Dynamic modeling and operation strategy of natural gas fueled SOFC-Engine hybrid power system with hydrogen addition by metal hydride for vehicle applications

SOFC-Engine hybrid power system is a promising energy conversion technology with high efficiency. However, its dynamic behaviors are still unclear. Herein, the dynamic modeling of this hybrid system is performed. Besides, the control strategies of hydrogen addition and power distribution are further investigated to enhance the system performance. The results show that the relatively slow dynamics of the SOFC component is dominating in the hybrid system. The reason is mainly attributed to that the autonomy of the engine with fast dynamics is partly restricted without hydrogen addition. When hydrogen is fed to the engine as a part of inlet fuel by metal hydride and waste heat recovery unit, the dynamics of the hybrid system can be improved.
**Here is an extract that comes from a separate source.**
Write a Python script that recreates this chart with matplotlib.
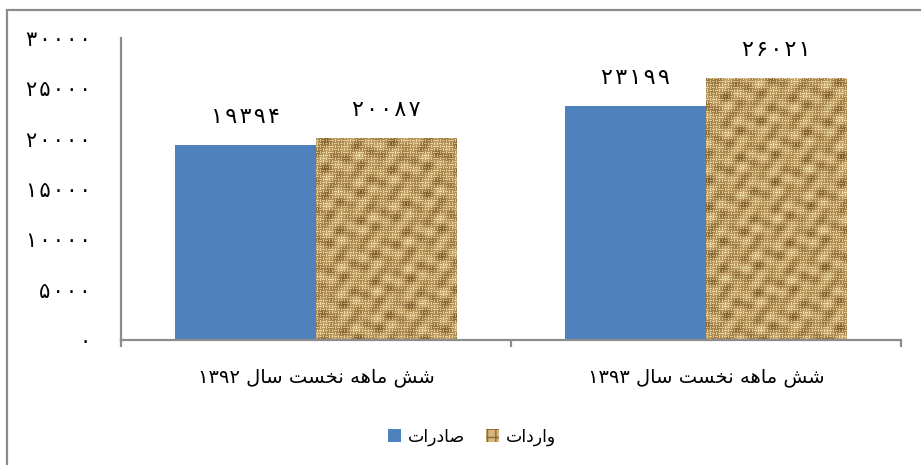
import matplotlib
matplotlib.use('Agg')
import matplotlib.pyplot as plt
import numpy as np
from matplotlib.colors import LinearSegmentedColormap
from matplotlib.patches import Rectangle
from matplotlib.ticker import FuncFormatter, FixedLocator

# data
categories = ['شش ماهه نخست سال 1392', 'شش ماهه نخست سال 1393']
series_names = ['صادرات', 'واردات']
exports = [19394, 23199]
imports = [20087, 26021]
yticks = [0, 5000, 10000, 15000, 20000, 25000, 30000]

# minimal arabic shaping (matplotlib draws glyphs left to right, no joining)
FORMS = {
    'ا': ('\ufe8d', '\ufe8e', None, None),
    'ت': ('\ufe95', '\ufe96', '\ufe97', '\ufe98'),
    'خ': ('\ufea5', '\ufea6', '\ufea7', '\ufea8'),
    'د': ('\ufea9', '\ufeaa', None, None),
    'ر': ('\ufead', '\ufeae', None, None),
    'س': ('\ufeb1', '\ufeb2', '\ufeb3', '\ufeb4'),
    'ش': ('\ufeb5', '\ufeb6', '\ufeb7', '\ufeb8'),
    'ص': ('\ufeb9', '\ufeba', '\ufebb', '\ufebc'),
    'ل': ('\ufedd', '\ufede', '\ufedf', '\ufee0'),
    'م': ('\ufee1', '\ufee2', '\ufee3', '\ufee4'),
    'ن': ('\ufee5', '\ufee6', '\ufee7', '\ufee8'),
    'ه': ('\ufee9', '\ufeea', '\ufeeb', '\ufeec'),
    'و': ('\ufeed', '\ufeee', None, None),
}
FA_DIGITS = str.maketrans('0123456789', '۰۱۲۳۴۵۶۷۸۹')


def to_fa(n, spaced=False):
    s = str(n).translate(FA_DIGITS)
    if spaced:
        s = '\u200a'.join(s)
    return s


def shape_word(word):
    out = []
    for i, ch in enumerate(word):
        if ch not in FORMS:
            out.append(ch)
            continue
        prev = word[i - 1] if i > 0 else None
        nxt = word[i + 1] if i + 1 < len(word) else None
        join_prev = prev in FORMS and FORMS[prev][2] is not None
        join_next = FORMS[ch][2] is not None and nxt in FORMS
        iso, fin, ini, med = FORMS[ch]
        if join_prev and join_next:
            out.append(med)
        elif join_prev:
            out.append(fin)
        elif join_next:
            out.append(ini)
        else:
            out.append(iso)
    return ''.join(out)


def rtl(text):
    words = []
    for w in text.split(' '):
        if w.isdigit():
            words.append(to_fa(w))
        else:
            words.append(shape_word(w)[::-1])
    return ' '.join(words[::-1])


plt.rcParams['font.family'] = ['DejaVu Sans']

fig = plt.figure(figsize=(9.21, 4.65), dpi=100)
ax = fig.add_axes([121 / 921, 125 / 465, 780 / 921, 302 / 465])

# outer chart border
fig.patches.append(Rectangle((7 / 921, -0.1), 1.2, 1.1 - 10 / 465,
                             transform=fig.transFigure, fill=False,
                             edgecolor='#8c8c8c', linewidth=1.6))

x = np.arange(len(categories))
w = 0.3615
blue = '#4f81bd'
b1 = ax.bar(x - w / 2, exports, w, color=blue, zorder=2, label=rtl(series_names[0]))
b2 = ax.bar(x + w / 2, imports, w, facecolor='#d6b679', edgecolor='#8b6b3d',
            linewidth=0, hatch='++', zorder=2, label=rtl(series_names[1]))

ax.set_xlim(-0.5, len(categories) - 0.5)
ax.set_ylim(0, 30000)

# burlap texture clipped to each import bar
hpx, wpx = 302, 780
yy, xx = np.mgrid[0:hpx, 0:wpx]
cs = 3
cell = ((xx // cs) + (yy // cs) + (xx // (cs * 5))) % 2
tex = np.where(cell == 0,
               np.sin(np.pi * ((yy % cs) + 0.5) / cs),
               np.sin(np.pi * ((xx % cs) + 0.5) / cs))
shade = (np.sin(xx / 5.3 + 0.7) * np.cos(yy / 3.9 + 1.1)
         + 0.6 * np.sin(xx / 2.7 + yy / 4.4) + 0.5 * np.cos(xx / 9.1 - yy / 2.3))
tex = 0.6 * tex + 0.4 * (shade + 2.1) / 4.2
burlap = LinearSegmentedColormap.from_list(
    'burlap', ['#765629', '#b49258', '#deC48c', '#f6e8bc'])
x0, x1 = ax.get_xlim()
y0, y1 = ax.get_ylim()
for bar in b2:
    im = ax.imshow(tex, extent=(x0, x1, y0, y1), aspect='auto', cmap=burlap,
                   interpolation='nearest', zorder=2.5)
    im.set_clip_path(bar)
ax.set_xlim(x0, x1)
ax.set_ylim(y0, y1)

# value labels
for rects, vals in ((b1, exports), (b2, imports)):
    for r, v in zip(rects, vals):
        ax.annotate(to_fa(v, spaced=True), (r.get_x() + r.get_width() / 2, v),
                    xytext=(0, 13), textcoords='offset points',
                    ha='center', va='bottom', fontsize=16, color='black')

# axes styling
for s in ('top', 'right'):
    ax.spines[s].set_visible(False)
for s in ('left', 'bottom'):
    ax.spines[s].set_color('#8c8c8c')
    ax.spines[s].set_linewidth(1.6)

ax.yaxis.set_major_locator(FixedLocator(yticks))
ax.yaxis.set_major_formatter(FuncFormatter(lambda v, p: to_fa(int(v), spaced=True)))
ax.tick_params(axis='y', length=0, pad=22, labelsize=15)

ax.set_xticks(x)
ax.set_xticklabels([rtl(c) for c in categories], fontsize=14)
ax.tick_params(axis='x', length=0, pad=20)
ax.set_xticks(np.arange(len(categories) + 1) - 0.5, minor=True)
ax.tick_params(axis='x', which='minor', length=5, width=1.6, color='#8c8c8c')

fig.legend(loc='center', bbox_to_anchor=(472 / 921, 28 / 465), ncol=2,
           frameon=False, fontsize=12.5, handlelength=0.75, handleheight=0.75,
           handletextpad=0.4, columnspacing=1.2)

fig.savefig('out.png', dpi=100)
Moreover, the efficiency can also be improved to 67.6% with the hydrogen addition ratio χ = 2.0. After that, the control strategy for power distribution is proposed to achieve the optimal overall performance for the hybrid system. The SOFC provides most of the output power as a stable power baseline and the engine copes with the dynamic part. In such a strategy, the hybrid system enables to respond to the change of power load within 1 s and to achieve the overall energy conversion efficiency up to 75%, which is promising for the vehicle applications. In brief, this work can provide an insight into the dynamic behaviors of the SOFC-Engine hybrid energy conversion system to obtain the feasible operation strategy for its vehicle applications.